Failure to reach agreement this month could trigger a Greek default and lead to the imposition of capital controls and a potential exit from the euro zone, dealing a blow to Europe’s supposedly irreversible single currency.
A Greek government official said Athens would make a 300 million euro ($329.58 million) repayment to the IMF on Friday as due if there was an agreement with the creditors, hinting it might otherwise withhold the money without saying so explicitly.
“If we judge that a deal has been sealed, then we will make the June 5 payment normally,” the official said, adding that the money would be transferred if there was a preliminary agreement that was not yet approved by Eurogroup finance ministers.
EU Economy Commissioner Pierre Moscovici said the talks were making progress at last, citing what he said were new Greek proposals on pensions, a core issue for the creditors, who are demanding some benefit cuts and a crackdown on early retirement to make the complex system financially sustainable.
Greek officials played down talk of new pension proposals.
“Greece has been flexible for a long time on pension reform, willing to scrap incentives for early retirement and proceed with merging pension funds. This is what is still on the table,” a Greek government official said.
Greece’s central bank governor, Yannis Stournaras, who served as finance minister in a previous conservative-led government, urged the government to respect the “sacrifices” its people had made to stay in the euro, citing a 35 percent drop in living standards during the crisis that began in 2009.
Moscovici deflected Greek demands for official debt relief, saying the issue of making Greek debt sustainable in the longer term would only be addressed once Athens had accepted a cash-for-reform deal to release some 7.2 billion euros in frozen aid.
That programme expires at the end of June unless there is an agreement.
The ECB’s top banking supervisor, Daniele Nouy, stressed on Tuesday that Greece’s banks remain solvent despite deposit outflows and the government’s cash squeeze – a key condition for the central bank continuing to provide emergency liquidity.

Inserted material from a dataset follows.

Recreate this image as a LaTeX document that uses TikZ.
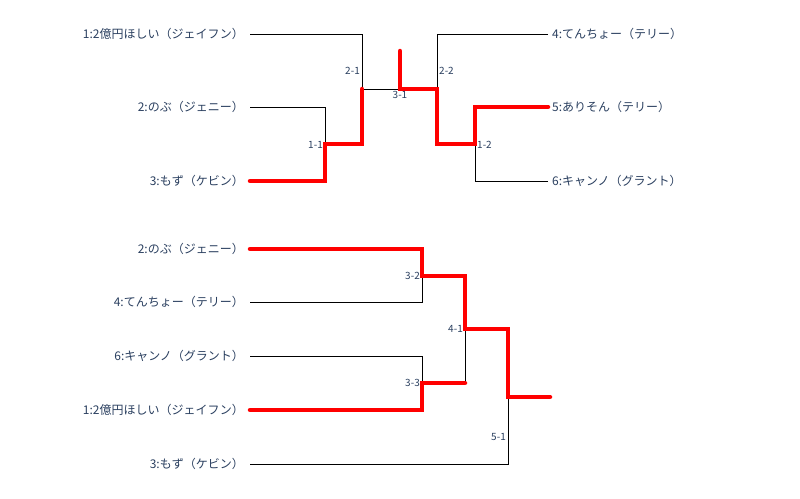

In public, Greek ministers continued to be defiant. Deputy Prime Minister Yannis Dragasakis said on his Twitter account that Greece’s economy and society could not bear more austerity, and any deal must include a clear roadmap to debt sustainability.
“As a government we do not accept ultimatums, nor do we surrender to blackmail,” he said, stressing that the leftist government would stick to its popular mandate.
Labour Minister Panos Skourletis said on Skai TV that Greece could not make any more concessions for a deal and it was up to the creditors to make concessions now.
A French presidency official hinted after Monday’s talks that there were still differences among the lenders on the terms for a deal, after Greek officials said the IMF was toughest in demanding pension cuts and opposing any restoration of collective wage bargaining.
“(The leaders) agreed to work intensively to achieve a joint position of the institutions and to remain in close contact with Alexis Tsipras,” the French official said, suggesting there were still gaps to be bridged among the creditors.
Greece has received two EU/IMF bailouts totalling 240 billion euros since 2010, when it lost access to capital markets after admitting it had issued erroneous figures for years concealing the true scale of its budget deficit.